Last Conversation Piece is a public artwork by Spanish sculptor Juan Muñoz in the collection of the Hirshhorn Museum and Sculpture Garden in Washington, DC, United States. The piece is currently on loan to The Contemporary Austin.

==Description==

This sculpture consists of three pieces which display five figures with bulbous bodies (reminiscent of punching bags). Three are huddled together having a conversation, while two are at opposite ends of the space, moving towards the three in conversation. The three figures seem almost violent in their discussion while the two who rush towards them show concern.
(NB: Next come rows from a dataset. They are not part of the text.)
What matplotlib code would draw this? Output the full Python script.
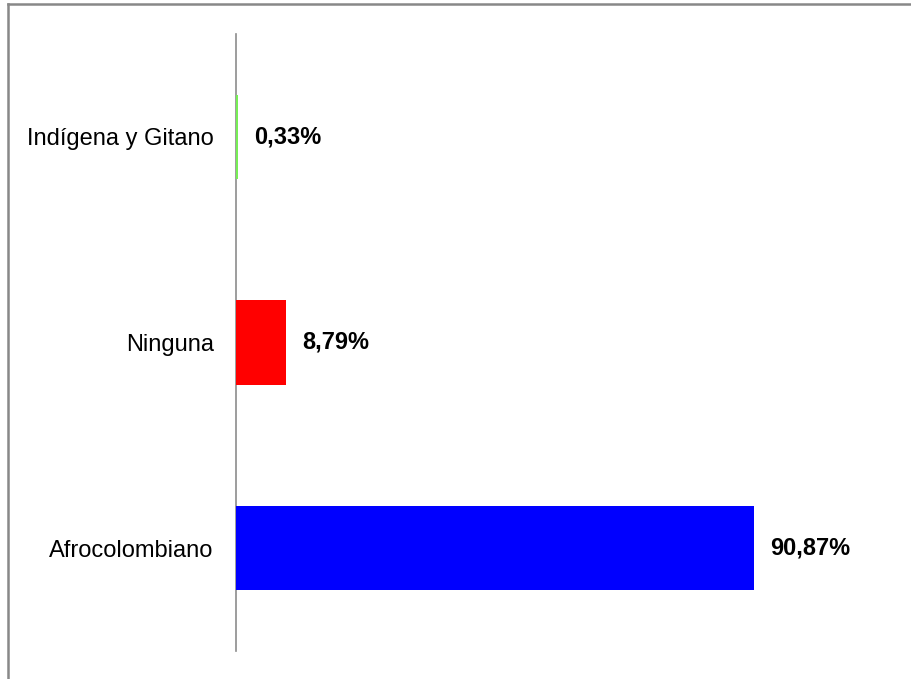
import matplotlib.pyplot as plt
from matplotlib.lines import Line2D

plt.rcParams['font.family'] = ['Liberation Sans', 'DejaVu Sans']

# data, bottom to top
categories = ['Afrocolombiano', 'Ninguna', 'Indígena y Gitano']
values = [90.87, 8.79, 0.33]
labels = ['90,87%', '8,79%', '0,33%']
colors = ['#0000ff', '#ff0000', '#77ee55']

fig = plt.figure(figsize=(9.12, 6.79), dpi=100)
# axes: left edge at the category axis line, spans y 34..651 px
ax = fig.add_axes([236 / 912, 1 - 651 / 679, (880 - 236) / 912, (651 - 34) / 679])

ax.barh(range(len(values)), values, height=0.41, color=colors, zorder=3)
for i, (v, lab) in enumerate(zip(values, labels)):
    ax.annotate(lab, (v, i), xytext=(11.5, 0), textcoords='offset points',
                ha='left', va='center', fontsize=17, fontweight='bold')

ax.set_yticks(range(len(categories)), categories, fontsize=17)
ax.tick_params(axis='y', length=0, pad=16)
ax.set_ylim(-0.5, 2.5)
ax.set_xlim(0, (880 - 236) / 5.70)
ax.set_xticks([])
for s in ['top', 'right', 'bottom']:
    ax.spines[s].set_visible(False)
ax.spines['left'].set_color('#8c8c8c')
ax.spines['left'].set_linewidth(1.2)

# chart-area frame (left and top edges visible)
fig.add_artist(Line2D([8 / 912, 8 / 912], [0, 1 - 4 / 679], transform=fig.transFigure,
                      color='#888888', lw=1.8))
fig.add_artist(Line2D([8 / 912, 1], [1 - 4 / 679, 1 - 4 / 679], transform=fig.transFigure,
                      color='#888888', lw=1.8))

fig.savefig('out.png', dpi=100)
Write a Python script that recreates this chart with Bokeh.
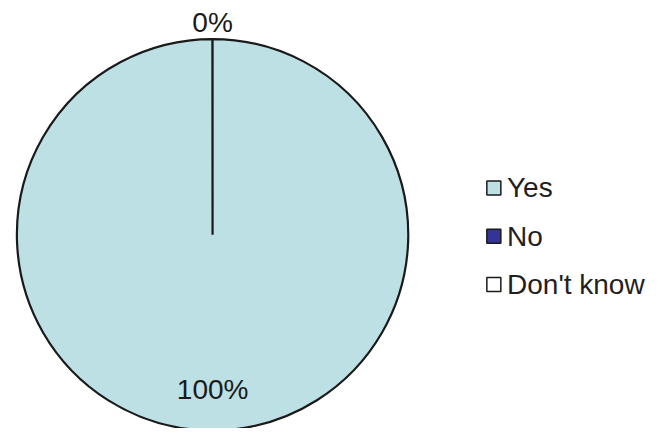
import numpy as np
from bokeh.plotting import figure
from bokeh.models import Range1d, ColumnDataSource
from bokeh.core.properties import value
from bokeh.embed import file_html
from bokeh.resources import INLINE

# ---- data ----
categories = ["Yes", "No", "Don't know"]
percent = [100, 0, 0]
labels = ["100%", "0%", "0%"]
colors = ["#BDE0E4", "#333399", "#FFFFFF"]

W, H = 649, 428
p = figure(width=W, height=H, output_backend="svg", toolbar_location=None,
           x_range=Range1d(0, 665), y_range=Range1d(0, 444), min_border=0)
p.axis.visible = False
p.grid.visible = False
p.outline_line_color = None
p.background_fill_color = "white"

FONT = "Liberation Sans"
FS = "28px"

cx, cy, r = 217.3, 201.0, 200.5
frac = np.array(percent, dtype=float) / sum(percent)
cum = np.concatenate([[0.0], np.cumsum(frac)])
start = np.pi / 2 - 2 * np.pi * cum[:-1]
end = np.pi / 2 - 2 * np.pi * cum[1:]
# keep a full circle drawable
end = np.where(start - end >= 2 * np.pi, end + 1e-3, end)

nz = [i for i in range(len(categories)) if frac[i] > 0]
src = ColumnDataSource(dict(x=[cx] * len(nz), y=[cy] * len(nz),
                            start=start[nz], end=end[nz],
                            color=[colors[i] for i in nz]))
p.wedge(x="x", y="y", radius=r, start_angle="start", end_angle="end",
        direction="clock", fill_color="color", line_color="#1a1a1a",
        line_width=2.2, source=src)

# data labels
mid = (start + end) / 2
lr = np.where(frac > 0, 0.8 * r, 1.1 * r)
lx = cx + lr * np.cos(mid)
ly = cy + lr * np.sin(mid)
seen = set()
keep = []
for i in range(len(categories)):
    key = (round(lx[i], 1), round(ly[i], 1))
    if key not in seen:
        seen.add(key)
        keep.append(i)
lsrc = ColumnDataSource(dict(x=lx[keep], y=ly[keep], t=[labels[i] for i in keep]))
p.text(x="x", y="y", text="t", source=lsrc, text_font=value(FONT),
       text_font_size=FS, text_align="center", text_baseline="middle",
       text_color="#1a1a1a")

# legend
leg_x = 505.5
leg_y = [249.5 - 50 * i for i in range(len(categories))]
gsrc = ColumnDataSource(dict(x=[leg_x] * len(categories), y=leg_y,
                             color=colors, cat=categories,
                             tx=[leg_x + 13.5] * len(categories)))
p.scatter(x="x", y="y", marker="square", size=14, fill_color="color",
          line_color="#1a1a1a", line_width=1.5, source=gsrc)
p.text(x="tx", y="y", text="cat", source=gsrc, text_font=value(FONT),
       text_font_size=FS, text_align="left", text_baseline="middle",
       text_color="#231f20")

open("out.html", "w").write(file_html(p, INLINE))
They are placed on a grassy area of the sculpture garden.

==Gallery==

Front
Detail
Label

==Acquisition==

The sculpture was originally on display at the Marian Goodman Gallery in New York City up until April 13, 1995. The piece was a museum purchase made the same year and was put on display in March 1996. In 2019, the Hirshhorn loaned the sculpture to The Contemporary Austin. It went on exhibition in November of that year.

==Information==

Last Conversation Piece served as the final in his "conversation piece" series. Muñoz became weary of the series and chose to expand out in styles as a protest of being lumped into a single sculptural genre.